Differential thinking, before you assume
Is what I have actually ADHD?
ADHD is overdiagnosed in some groups and underdiagnosed in others. Many other things — anxiety, depression, sleep deprivation, autism, trauma, hormonal shifts, mood-cycling — produce attention problems that look identical from the outside. Knowing which pattern fits you matters because the treatments are different.
The screener is a conversation starter, not a diagnostic instrument. A clinician makes the diagnosis.
What gets confused with ADHD
Anxiety
Worry can fragment attention identically to inattention. Both produce restlessness, sleep disruption, racing thoughts, and difficulty focusing — but the treatments diverge sharply.
Depression
Low mood produces concentration impairment, low motivation, poor task-initiation, fatigue.

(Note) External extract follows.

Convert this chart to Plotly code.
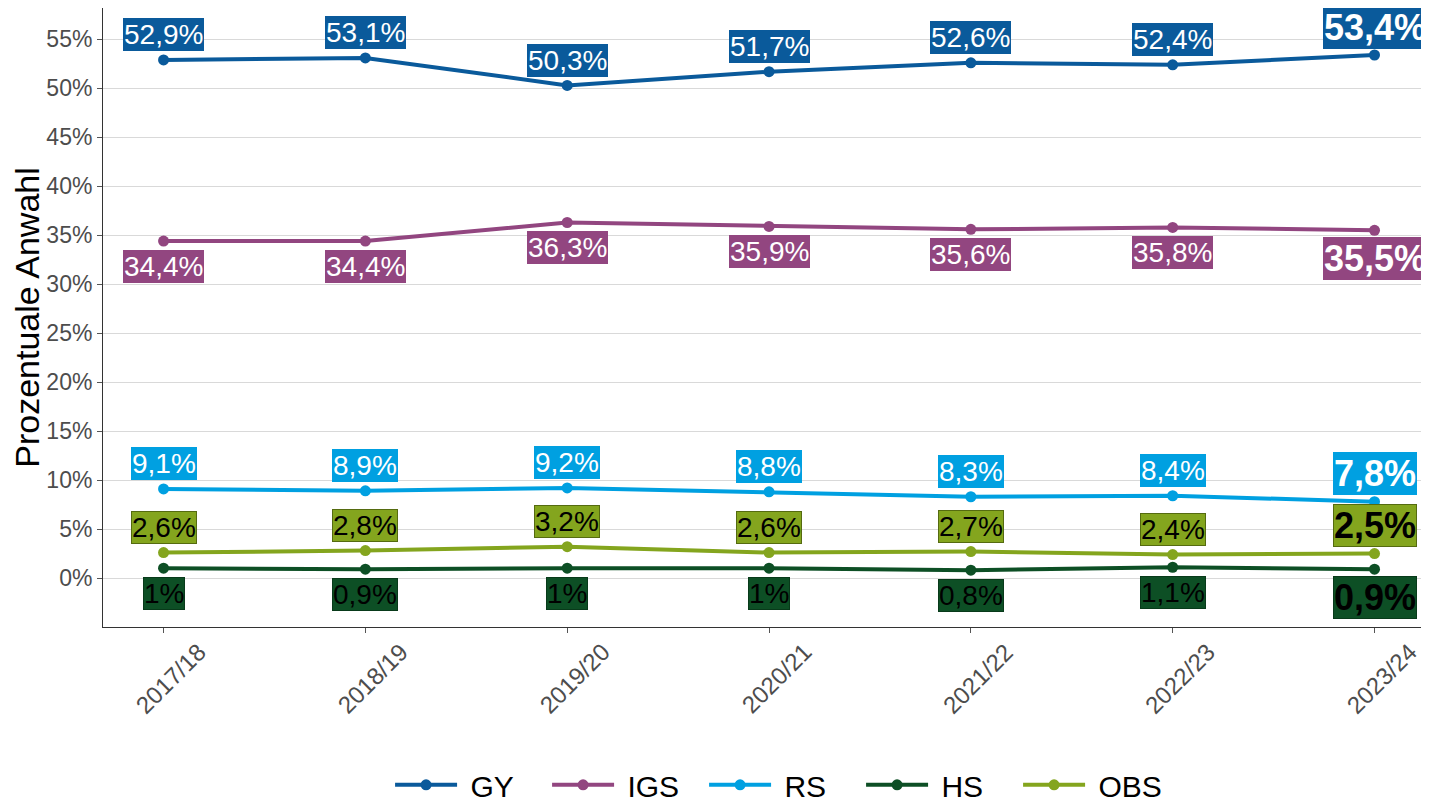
import plotly.graph_objects as go

years = ["2017/18", "2018/19", "2019/20", "2020/21", "2021/22", "2022/23", "2023/24"]
gy = [52.9, 53.1, 50.3, 51.7, 52.6, 52.4, 53.4]
igs = [34.4, 34.4, 36.3, 35.9, 35.6, 35.8, 35.5]
rs = [9.1, 8.9, 9.2, 8.8, 8.3, 8.4, 7.8]
hs = [1.0, 0.9, 1.0, 1.0, 0.8, 1.1, 0.9]
obs = [2.6, 2.8, 3.2, 2.6, 2.7, 2.4, 2.5]
y_ticks = [0, 5, 10, 15, 20, 25, 30, 35, 40, 45, 50, 55]

series = [
    # name, values, color, text color, border, label side (+1 above, -1 below)
    ("GY", gy, "#0a5a9b", "white", "#0a5a9b", 1),
    ("IGS", igs, "#924680", "white", "#924680", -1),
    ("RS", rs, "#00a0e1", "white", "#00a0e1", 1),
    ("HS", hs, "#0d4f25", "black", "#083a1a", -1),
    ("OBS", obs, "#84a51e", "black", "#556b10", 1),
]

FONT = "Liberation Sans, Arial, sans-serif"


def fmt(v):
    s = f"{v:g}".replace(".", ",")
    return s + "%"


fig = go.Figure()
annotations = []
for name, vals, col, tcol, bcol, side in series:
    fig.add_trace(go.Scatter(
        x=years, y=vals, mode="lines+markers", name="\u00a0" + name,
        line=dict(color=col, width=4),
        marker=dict(color=col, size=11),
    ))
    for i, (x, v) in enumerate(zip(years, vals)):
        last = i == len(years) - 1
        shift = 28 if last else 25
        annotations.append(dict(
            x=x, y=v, xref="x", yref="y", showarrow=False,
            text=f"<b>{fmt(v)}</b>" if last else fmt(v),
            font=dict(family=FONT, size=36 if last else 28, color=tcol),
            bgcolor=col, bordercolor=bcol, borderwidth=1, borderpad=0,
            yshift=shift if side > 0 else -shift,
        ))

# rotated category labels, centred under each tick
for yr in years:
    annotations.append(dict(
        x=yr, y=0, xref="x", yref="paper", showarrow=False,
        text=yr, textangle=-45,
        font=dict(family=FONT, size=24, color="#4d4d4d"),
        xanchor="center", yanchor="middle", xshift=7, yshift=-51,
    ))

# the page places the figure 8px from the top-left corner
fig.update_layout(
    width=1421, height=794,
    margin=dict(l=95, r=0, t=0, b=175, autoexpand=False),
    paper_bgcolor="white", plot_bgcolor="white",
    font=dict(family=FONT, color="black"),
    annotations=annotations,
    showlegend=True,
    legend=dict(
        orientation="h", x=0.2165, xanchor="left", y=-0.255, yanchor="middle",
        font=dict(family=FONT, size=30, color="black"),
        itemwidth=62, entrywidth=80, entrywidthmode="pixels",
        traceorder="normal",
    ),
)
fig.update_xaxes(
    type="category", range=[-0.3, 6.27], automargin=False,
    showgrid=False, showline=True, linecolor="#333333", linewidth=1,
    ticks="outside", ticklen=5, tickcolor="#555555",
    showticklabels=False,
    zeroline=False,
)
fig.update_yaxes(
    range=[-5, 58.2], automargin=False,
    tickvals=y_ticks, ticktext=[f"{t}%" for t in y_ticks],
    showgrid=True, gridcolor="#d9d9d9", gridwidth=1,
    showline=True, linecolor="#333333", linewidth=1,
    ticks="outside", ticklen=5, tickcolor="#555555",
    tickfont=dict(family=FONT, size=23, color="#4d4d4d"),
    title=dict(text="Prozentuale Anwahl", font=dict(family=FONT, size=34, color="black"), standoff=12),
    zeroline=False,
)

fig.write_html("out.html")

Untreated depression is one of the top reasons adults are wrongly diagnosed with ADHD.
Sleep deprivation / sleep disorders
Chronic insufficient sleep, sleep apnea, and delayed sleep phase disorder produce attention deficits indistinguishable from ADHD on a 15-minute clinical interview.
Autism
30–50% of autistic people also have ADHD; many more have one mistaken for the other. Sensory overload, hyperfocus, and executive-function difficulties show up in both.
Trauma / PTSD
Hypervigilance fragments attention. Avoidance looks like task-initiation difficulty. Emotional dysregulation looks like ADHD impulsivity. The histories differ but the surface behaviors don't.
Bipolar spectrum
Hypomanic episodes look like extreme ADHD focus and energy. Misdiagnosing bipolar II as ADHD and prescribing stimulants can destabilize the underlying cycling.
Why this matters
Stimulants are powerful and usually safe — but for someone whose attention problems are actually anxiety-driven, they can amplify the anxiety. For someone whose problems are sleep-driven, stimulants mask the underlying issue while the sleep deficit accumulates. For someone with bipolar II, stimulants can trigger or worsen mood instability.
Conversely: if you actually have ADHD and your clinician treats you for anxiety alone, you'll spend years on the wrong medication and conclude treatment doesn't work for you.
The point isn't to delay or avoid an ADHD diagnosis. It's to make sure the assessment your clinician does is genuinely a differential — that they're considering, and ruling in or out, the other patterns that produce similar symptoms.